Updated from 7:57 a.m. EST

UPS ( UPS) said fourth-quarter earnings rose, but it called for slower domestic growth in 2007, particularly in its premium overnight delivery segment.

The Atlanta-based package deliverer made $1.13 billion, or $1.04 a share, for the quarter ended Dec. 31, up from the year-ago $1.05 billion, or 95 cents a share. Revenue rose 5.6% from last year to $12.62 billion.

Analysts surveyed by Thomson Financial were looking for a $1.04-a-share profit on sales of $12.87 billion.

While international growth remains strong, the U.S. economy is slowing, meaning that "2007 will be a challenging year for the domestic operation," CFO Scott Davis said on a conference call.
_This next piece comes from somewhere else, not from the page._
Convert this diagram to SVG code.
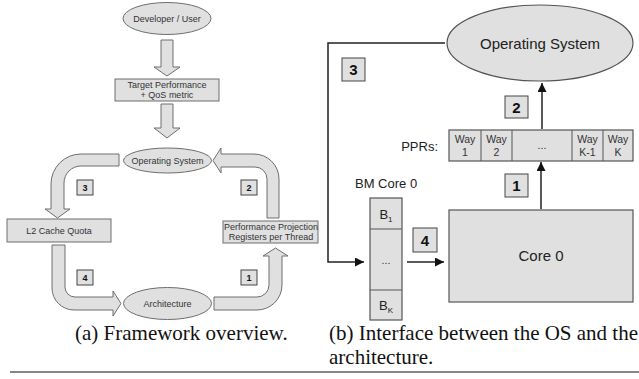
<svg xmlns="http://www.w3.org/2000/svg" width="639" height="379" viewBox="0 0 639 379">
<defs>
<style>
.sh{fill:#e0e0e0;stroke:#6e6e6e;stroke-width:1}
.sh2{fill:#e0e0e0;stroke:#555;stroke-width:1.2}
.t9{font-family:"Liberation Sans",Arial,sans-serif;font-size:9px;fill:#333;text-anchor:middle}
.t15{font-family:"Liberation Sans",Arial,sans-serif;font-size:15px;fill:#222;text-anchor:middle}
.t13{font-family:"Liberation Sans",Arial,sans-serif;font-size:13px;fill:#222}
.t10{font-family:"Liberation Sans",Arial,sans-serif;font-size:10.5px;fill:#333;text-anchor:middle}
.nb{fill:#e0e0e0;stroke:#444;stroke-width:1}
.n9{font-family:"Liberation Sans",Arial,sans-serif;font-size:9px;font-weight:bold;fill:#111;text-anchor:middle}
.n15{font-family:"Liberation Sans",Arial,sans-serif;font-size:15px;font-weight:bold;fill:#111;text-anchor:middle}
.cap{font-family:"Liberation Serif","Times New Roman",serif;font-size:21px;fill:#111}
.ln{fill:none;stroke:#222;stroke-width:1.5}
</style>
<marker id="ah" viewBox="0 0 10 10" refX="10" refY="5" markerWidth="10" markerHeight="9" markerUnits="userSpaceOnUse" orient="auto">
<path d="M0,0 L10,5 L0,10 Z" fill="#111"/>
</marker>
</defs>

<!-- (a) Framework overview -->
<g id="developer"><ellipse class="sh" cx="167" cy="18.5" rx="44" ry="16"/><text class="t9" x="167" y="21.5">Developer / User</text></g>
<g id="target"><rect class="sh" x="115" y="79" width="104" height="22"/><text class="t9" x="167" y="88">Target Performance</text><text class="t9" x="167" y="98">+ QoS metric</text></g>
<g id="os-a"><ellipse class="sh" cx="167.5" cy="160.5" rx="44" ry="12.5"/><text class="t9" x="167.5" y="163.5">Operating System</text></g>
<g id="l2"><rect class="sh" x="7" y="219" width="104" height="23"/><text class="t9" x="59" y="233.5">L2 Cache Quota</text></g>
<g id="ppr-a"><rect class="sh" x="223" y="221" width="95" height="22"/><text class="t9" x="271" y="229.5">Performance Projection</text><text class="t9" x="271" y="240">Registers per Thread</text></g>
<g id="arch"><ellipse class="sh" cx="167.5" cy="303.5" rx="44" ry="16"/><text class="t9" x="167.5" y="306.5">Architecture</text></g>

<g id="connectors-a">
<path class="sh" d="M161,40 L173,40 L173,67 L180,67 L167,76 L154,67 L161,67 Z"/>
<path class="sh" d="M161,104 L173,104 L173,128 L180,128 L167,138 L154,128 L161,128 Z"/>
<path class="sh" d="M119,154 L81,154 A30,30 0 0 0 51,184 L51,209 L45,209 L57.5,218 L70,209 L64,209 L64,183 A17,17 0 0 1 81,166 L119,166 Z"/>
<path class="sh" d="M52,245 L65,245 L65,287 A10,10 0 0 0 75,297 L113,297 L113,291 L121,303.5 L113,316 L113,310 L74,310 A22,22 0 0 1 52,288 Z"/>
<path class="sh" d="M214,297 L257,297 A12,12 0 0 0 269,285 L269,256 L263,256 L275.5,248 L288,256 L282,256 L282,285 A25,25 0 0 1 257,310 L214,310 Z"/>
<path class="sh" d="M267,218 L267,179 A12,12 0 0 0 255,167 L221,167 L221,173 L213,160.5 L221,148 L221,154 L254,154 A25,25 0 0 1 279,179 L279,218 Z"/>
</g>
<g id="labels-a">
<rect class="nb" x="77" y="180" width="16" height="15"/><text class="n9" x="85" y="191">3</text>
<rect class="nb" x="241" y="180" width="16" height="15"/><text class="n9" x="249" y="191">2</text>
<rect class="nb" x="77" y="270" width="16" height="15"/><text class="n9" x="85" y="281">4</text>
<rect class="nb" x="241" y="270" width="16" height="15"/><text class="n9" x="249" y="281">1</text>
</g>

<!-- (b) Interface -->
<g id="os-b"><ellipse class="sh2" cx="540" cy="43" rx="93" ry="38"/><text class="t15" x="540" y="48.5">Operating System</text></g>
<g id="pprs">
<text class="t13" x="438" y="151" text-anchor="end">PPRs:</text>
<rect class="sh2" x="449" y="130" width="184" height="31"/>
<line x1="481" y1="130" x2="481" y2="161" stroke="#555"/>
<line x1="512" y1="130" x2="512" y2="161" stroke="#555"/>
<line x1="572" y1="130" x2="572" y2="161" stroke="#555"/>
<line x1="603" y1="130" x2="603" y2="161" stroke="#555"/>
<text class="t10" x="465" y="143">Way</text><text class="t10" x="465" y="156">1</text>
<text class="t10" x="496.5" y="143">Way</text><text class="t10" x="496.5" y="156">2</text>
<text class="t10" x="542" y="149" fill="#777">...</text>
<text class="t10" x="587.5" y="143">Way</text><text class="t10" x="587.5" y="156">K-1</text>
<text class="t10" x="618" y="143">Way</text><text class="t10" x="618" y="156">K</text>
</g>
<g id="bm">
<text class="t13" x="355" y="188">BM Core 0</text>
<rect class="sh2" x="370" y="198" width="32" height="122"/>
<line x1="370" y1="229" x2="402" y2="229" stroke="#555"/>
<line x1="370" y1="290" x2="402" y2="290" stroke="#555"/>
<text class="t13" x="386" y="219" text-anchor="middle">B<tspan font-size="8" dy="3">1</tspan></text>
<text class="t10" x="386" y="264" fill="#777">...</text>
<text class="t13" x="386" y="310" text-anchor="middle">B<tspan font-size="8" dy="3">K</tspan></text>
</g>
<g id="core0"><rect class="sh2" x="449" y="210" width="184" height="92"/><text class="t15" x="541" y="261">Core 0</text></g>

<g id="connectors-b">
<path class="ln" d="M445,43 L328,43 L328,262 L364,262" marker-end="url(#ah)"/>
<line class="ln" x1="542" y1="129" x2="542" y2="83" marker-end="url(#ah)"/>
<line class="ln" x1="541" y1="209" x2="541" y2="162" marker-end="url(#ah)"/>
<line class="ln" x1="407" y1="262" x2="444" y2="262" marker-end="url(#ah)"/>
</g>
<g id="labels-b">
<rect class="nb" x="342" y="58" width="23" height="23"/><text class="n15" x="353.5" y="75">3</text>
<rect class="nb" x="505" y="96" width="23" height="22"/><text class="n15" x="516.5" y="112.5">2</text>
<rect class="nb" x="505" y="174" width="23" height="23"/><text class="n15" x="516.5" y="191">1</text>
<rect class="nb" x="413" y="228" width="24" height="24"/><text class="n15" x="425" y="245.5">4</text>
</g>

<g id="captions">
<text class="cap" x="75" y="340">(a)  Framework overview.</text>
<text class="cap" x="329" y="340">(b)  Interface between the OS and the</text>
<text class="cap" x="329" y="364">architecture.</text>
<line x1="10" y1="372" x2="639" y2="372" stroke="#111" stroke-width="1.2"/>
</g>
</svg>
"The premium products are not growing the first half of the year, putting pressure on domestic results ," Davis said. "Our best margin products are the next-day air products, and when you don't have much growth in those products, it puts more pressure on the margins than it would from the ground side."

UPS shares were trading down 3.1% at $71.34.

The company called for 6% to 10% earnings-per-share growth this year, below its historic rate of 13% to 14%, putting profits at $4.10 to $4.25 a share. Last year, UPS earned $3.86.

For the first quarter, UPS projected earnings of 94 cents to 98 cents a share. Analysts were looking for 98 cents for the quarter and $4.27 for the year.

Davis said the company's outlook is based largely on consensus projections that the economy will grow by 2% to 3% in the first two or three quarters.

"We're not a leading indicator," he said. The company's growth will slow because industrial production will cool down, he said, even though UPS growth and U.S. small-package growth have historically outperformed the economy.

UPS will also suffer from tough first-quarter comparisons, he noted. In the first quarter of 2006, net income rose 10.5% and revenue climbed 16.5%.

The company ended the quarter with nearly $2 billion in cash and marketable securities. Davis said the company's "first choice is to reinvest," particularly in international package-delivery opportunities, but that an evaluation of increased dividends or share repurchase is "clearly something on the front burner for us."

During the quarter, operating profits in the international package division rose 19% to $514 million. Revenue rose 9.9% to $2.44 billion. Operating margin was 21%, up from 19.4%.

But in the U.S. package unit, operating margin was flat at 15.9%. The division produced revenue of $8.13 billion and an operating profit of $1.3 billion, up from $1.24 billion last year.

The supply chain and freight division lost $1 million, compared with a profit of $43 million a year earlier, as demand softened for less-than-truckload freight. Revenue rose 7.9% to $2.06 billion.